Palu (ANTARA) - Konferensi Nasional Mineral Kritis Indonesia (KNMKI) mendorong komitmen para pihak, dalam pengelolaan industri nikel lebih adil dan berkelanjutan.
“Kami ingin menciptakan masa depan, tidak hanya menguntungkan secara ekonomi, tetapi juga melindungi hak-hak masyarakat lokal dan lingkungan,” kata Ketua Panitia KNMKI Linda Rosalina, di Palu, Sulawesi Tengah, Rabu.
Menurut dia, upaya Indonesia menjadi pemain kunci dalam rantai pasok nikel global, terutama dalam konteks transisi energi, telah memicu beragam tantangan sosial dan lingkungan.
Sebanyak 15 organisasi masyarakat sipil berkumpul dalam KNMKI untuk membahas isu-isu penting terkait industri nikel di Indonesia.
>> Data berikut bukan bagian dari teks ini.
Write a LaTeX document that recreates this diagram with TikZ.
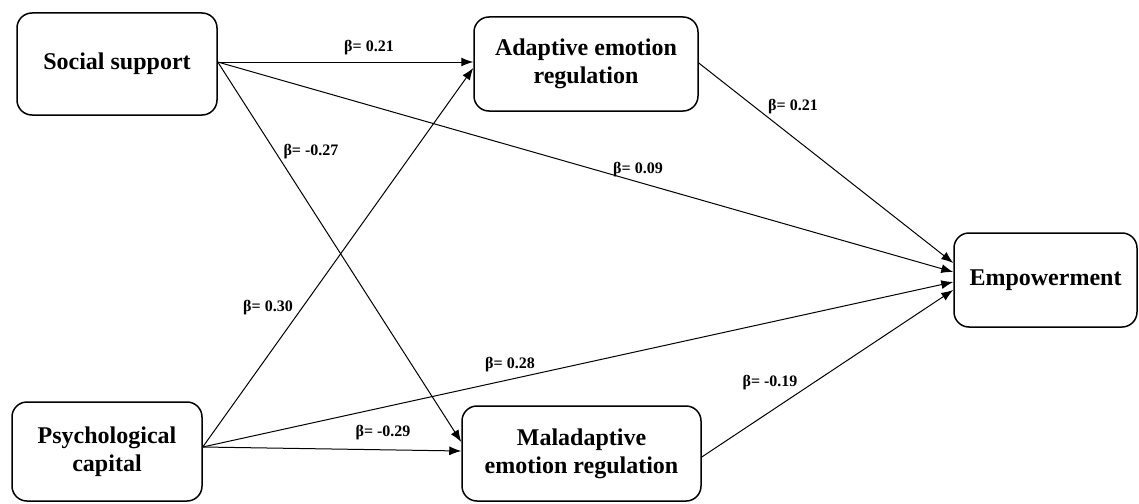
\documentclass[tikz,border=0pt]{standalone}
\usepackage{fontspec}
\setmainfont{Liberation Serif}
\usetikzlibrary{arrows.meta,calc}
\tikzset{
  box/.style={draw, line width=1.5pt, rounded corners=15pt, align=center, inner sep=0pt,
    font=\fontsize{24}{28}\selectfont\bfseries},
  path/.style={line width=1pt, -{Latex[length=12pt,width=9pt]}},
  coef/.style={font=\fontsize{16}{18}\selectfont\bfseries, inner sep=0pt}
}
\begin{document}
\begin{tikzpicture}[x=1pt,y=-1pt]
\useasboundingbox (0,0) rectangle (1139,503);
\node[box, minimum width=200pt, minimum height=102pt] (ss) at (117,64) {Social support};
\node[box, minimum width=224pt, minimum height=94pt] (ad) at (586,64) {Adaptive emotion\\regulation};
\node[box, minimum width=183pt, minimum height=94pt] (emp) at (1045.5,280) {Empowerment};
\node[box, minimum width=190pt, minimum height=99pt] (pc) at (107,451.5) {Psychological\\capital};
\node[box, minimum width=239pt, minimum height=95pt] (mal) at (581.5,453.5) {Maladaptive\\emotion regulation};

\coordinate (ssout) at ($(ss.east)+(0,-2)$);
\coordinate (pcout) at ($(pc.east)+(0,-4.5)$);
\coordinate (adout) at ($(ad.east)+(0,-1)$);
\coordinate (malout) at ($(mal.east)+(0,3.5)$);

\draw[path] (ssout) -- ($(ad.west)+(0,-2)$);
\draw[path] (pcout) -- ($(ad.west)+(0,4)$);
\draw[path] (ssout) -- ($(emp.west)+(0,-8)$);
\draw[path] (ssout) -- ($(mal.west)+(0,-11.5)$);
\draw[path] (pcout) -- ($(mal.west)+(0,-2.5)$);
\draw[path] (pcout) -- ($(emp.west)+(0,2)$);
\draw[path] (adout) -- ($(emp.west)+(0,-17)$);
\draw[path] (malout) -- ($(emp.west)+(0,10)$);

\node[coef] (l1) at (369,48) {β= 0.21};
\node[coef] (l2) at (311,152) {β= -0.27};
\node[coef] (l3) at (268,308) {β= 0.30};
\node[coef] (l4) at (638,170) {β= 0.09};
\node[coef] (l5) at (510,365) {β= 0.28};
\node[coef] (l6) at (793,107) {β= 0.21};
\node[coef] (l7) at (770,383) {β= -0.19};
\node[coef] (l8) at (383,433) {β= -0.29};
\end{tikzpicture}
\end{document}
Acara itu mengusung tema, telaah kritis industri pertambangan dan hilirisasi nikel dengan perspektif keadilan sosial dan lingkungan.
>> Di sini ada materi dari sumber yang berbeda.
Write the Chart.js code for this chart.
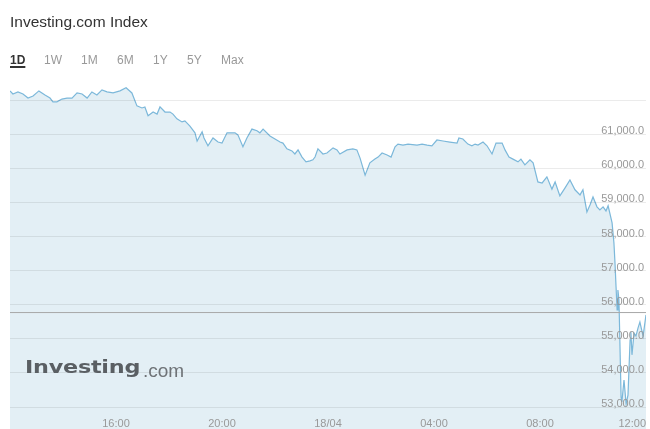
<!DOCTYPE html>
<html>
<head>
<meta charset="utf-8">
<script src="https://cdn.jsdelivr.net/npm/chart.js@4.4.0/dist/chart.umd.min.js"></script>
<style>
  body { margin: 0; background: #fff; font-family: "Liberation Sans", Arial, sans-serif; }
  #wrap { position: relative; width: 650px; height: 429px; overflow: hidden; }
  #wrap canvas { position: absolute; left: 0; top: 0; }
  .title { position: absolute; left: 10px; top: 14px; font-size: 15.5px; line-height: 16px; color: #333; }
  .range { position: absolute; top: 54px; font-size: 12px; line-height: 12px; color: #999; }
  .range.on { color: #333; font-weight: bold; text-decoration: underline; text-decoration-thickness: 1.5px; text-underline-offset: 2px; }
  .logo { position: absolute; left: 25px; top: 358px; white-space: nowrap; }
  .logo b { display: inline-block; font-family: "DejaVu Sans", sans-serif; font-weight: bold; font-size: 18px; line-height: 18px;
            color: #5a5f63; transform: scaleX(1.24); transform-origin: left center; letter-spacing: -0.2px; }
  .logo span { position: absolute; left: 118px; top: 3px; font-size: 19px; line-height: 19px; color: #6f7377; }
</style>
</head>
<body>
<div id="wrap">
  <canvas id="chart" width="650" height="429"></canvas>
  <div class="title">Investing.com Index</div>
  <div class="range on" style="left:10px">1D</div>
  <div class="range" style="left:44px">1W</div>
  <div class="range" style="left:81px">1M</div>
  <div class="range" style="left:117px">6M</div>
  <div class="range" style="left:153px">1Y</div>
  <div class="range" style="left:187px">5Y</div>
  <div class="range" style="left:221px">Max</div>
  <div class="logo"><b>Investing</b><span>.com</span></div>
</div>
<script>
// hours since 12:00 on 17/04
const hours = [0, 0.11, 0.30, 0.49, 0.68, 0.87, 1.09, 1.32, 1.51, 1.62, 1.77, 1.96, 2.15, 2.34, 2.53, 2.72, 2.91,
  3.09, 3.28, 3.47, 3.66, 3.89, 4.15, 4.38, 4.60, 4.79, 4.98, 5.09, 5.21, 5.40, 5.55, 5.66, 5.85, 6.04, 6.15,
  6.30, 6.49, 6.60, 6.79, 6.98, 7.06, 7.25, 7.32, 7.47, 7.66, 7.85, 8.00, 8.19, 8.38, 8.49, 8.60, 8.79, 8.94,
  9.13, 9.32, 9.43, 9.55, 9.81, 10.00, 10.19, 10.30, 10.45, 10.64, 10.75, 10.87, 11.02, 11.17, 11.32, 11.43,
  11.51, 11.62, 11.81, 11.96, 12.19, 12.34, 12.45, 12.72, 12.94, 13.09, 13.21, 13.40, 13.58, 13.77, 13.89,
  14.04, 14.23, 14.38, 14.53, 14.64, 14.83, 15.02, 15.36, 15.55, 15.74, 15.92, 16.11, 16.34, 16.60, 16.87,
  16.94, 17.09, 17.28, 17.43, 17.55, 17.66, 17.85, 18.00, 18.19, 18.34, 18.57, 18.68, 18.83, 18.98, 19.17,
  19.28, 19.43, 19.62, 19.74, 19.92, 20.08, 20.26, 20.45, 20.57, 20.75, 20.94, 21.13, 21.32, 21.51, 21.62,
  21.77, 21.89, 22.00, 22.15, 22.26, 22.38, 22.49, 22.57, 22.72, 22.79, 22.83, 22.87, 22.91, 22.94, 22.98,
  23.06, 23.09, 23.17, 23.25, 23.32, 23.40, 23.43, 23.47, 23.55, 23.62, 23.70, 23.77, 23.89, 24.00];

const prices = [62270, 62180, 62240, 62180, 62060, 62120, 62270, 62150, 62060, 61950, 61950, 62030, 62060,
  62060, 62210, 62180, 62060, 62240, 62150, 62300, 62240, 62210, 62270, 62360, 62210, 61830, 61770, 61800,
  61540, 61650, 61590, 61800, 61650, 61650, 61590, 61450, 61360, 61390, 61240, 61040, 60800, 61070, 60890,
  60660, 60890, 60770, 60740, 61040, 61040, 61040, 60980, 60630, 60890, 61150, 61100, 61040, 61150, 60950,
  60860, 60770, 60740, 60570, 60510, 60420, 60540, 60330, 60190, 60220, 60250, 60330, 60570, 60420, 60450,
  60600, 60540, 60420, 60540, 60570, 60540, 60300, 59800, 60160, 60270, 60330, 60450, 60390, 60330, 60630,
  60710, 60680, 60710, 60680, 60710, 60680, 60660, 60830, 60800, 60770, 60740, 60890, 60860, 60710, 60660,
  60710, 60680, 60770, 60660, 60420, 60740, 60740, 60540, 60330, 60270, 60190, 60270, 60100, 60250, 60160,
  59600, 59570, 59750, 59390, 59600, 59190, 59420, 59660, 59370, 59220, 59370, 58720, 58930, 59160, 58870,
  58780, 58870, 58750, 58900, 58400, 57810, 57220, 56520, 55850, 56430, 56140, 53290, 53150, 53790, 53090,
  53350, 54970, 55200, 54530, 55170, 55080, 55320, 55490, 55080, 55700];

const prevClose = 55770;
const xTicks = [4, 8, 12, 16, 20, 24];
const xTickLabels = ["16:00", "20:00", "18/04", "04:00", "08:00", "12:00"];
const yTicks = [53000, 54000, 55000, 56000, 57000, 58000, 59000, 60000, 61000, 62000];
const yMin = 52355, yMax = 62443;

const ctx = document.getElementById("chart").getContext("2d");
const tickFont = { family: "'Liberation Sans', Arial, sans-serif", size: 11 };

const config = {
  type: "line",
  data: {
    datasets: [
      {
        label: "Investing.com Index",
        data: hours.map((h, i) => ({ x: h, y: prices[i] })),
        borderColor: "#7cb8da",
        borderWidth: 1.2,
        backgroundColor: "#e3eff5",
        fill: "start",
        pointRadius: 0,
        tension: 0,
        order: 2,
      },
      {
        label: "Prev close",
        data: [{ x: 0, y: prevClose }, { x: 24, y: prevClose }],
        borderColor: "#a8a8a8",
        borderWidth: 1,
        fill: false,
        pointRadius: 0,
        order: 1,
      },
    ],
  },
  options: {
    responsive: false,
    animation: false,
    layout: { padding: { left: 10, right: 4, top: 85, bottom: 0 } },
    plugins: { legend: { display: false }, tooltip: { enabled: false } },
    scales: {
      x: {
        type: "linear",
        min: 0,
        max: 24,
        grid: { display: false },
        border: { display: false },
        afterBuildTicks: (scale) => {
          scale.ticks = [{ value: 0 }].concat(xTicks.map((v) => ({ value: v })));
        },
        afterFit: (scale) => {
          scale.height = 0;
          scale.paddingLeft = 0;
          scale.paddingRight = 0;
        },
        ticks: {
          autoSkip: false,
          maxRotation: 0,
          align: "inner",
          mirror: true,
          padding: -2,
          z: 1,
          color: "#999",
          font: tickFont,
          callback: (v) => {
            const i = xTicks.indexOf(v);
            return i < 0 ? "" : xTickLabels[i];
          },
        },
      },
      y: {
        position: "right",
        min: yMin,
        max: yMax,
        afterBuildTicks: (scale) => {
          scale.ticks = yTicks.map((v) => ({ value: v }));
        },
        afterFit: (scale) => {
          scale.width = 0;
          scale.paddingTop = 0;
          scale.paddingBottom = 0;
        },
        grid: { color: "rgba(0,0,0,0.08)", drawTicks: false, z: 1 },
        border: { display: false },
        ticks: {
          mirror: true,
          padding: -2,
          labelOffset: -3,
          z: 1,
          color: "#999",
          font: tickFont,
          callback: (v) => (v === 62000 ? "" : v.toLocaleString("en-US", { minimumFractionDigits: 1 })),
        },
      },
    },
  },
};
let myChart = new Chart(ctx, config);
</script>
</body>
</html>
Menurut Linda, kegiatan itu bertujuan mengupas dampak sosial, lingkungan, dan tata kelola industri nikel secara komprehensif, terutama dalam kaitannya dengan keadilan bagi masyarakat lokal.
Direktur Aksi Ekologi dan Emansipasi Rakyat (AEER) Pius Ginting menyoroti penggunaan PLTU batu bara di industri nikel, menjadi penyumbang utama pencemaran udara dan air di Sulawesi.
Dia mengusulkan solusi berupa pengembangan jaringan transmisi dapat meningkatkan penggunaan energi terbarukan di kawasan industri.
“Produksi nikel perlu diperlambat, untuk sejalan dengan pengembangan energi terbarukan, demi mengurangi dampak lingkungan terhadap warga lokal,” katanya menegaskan.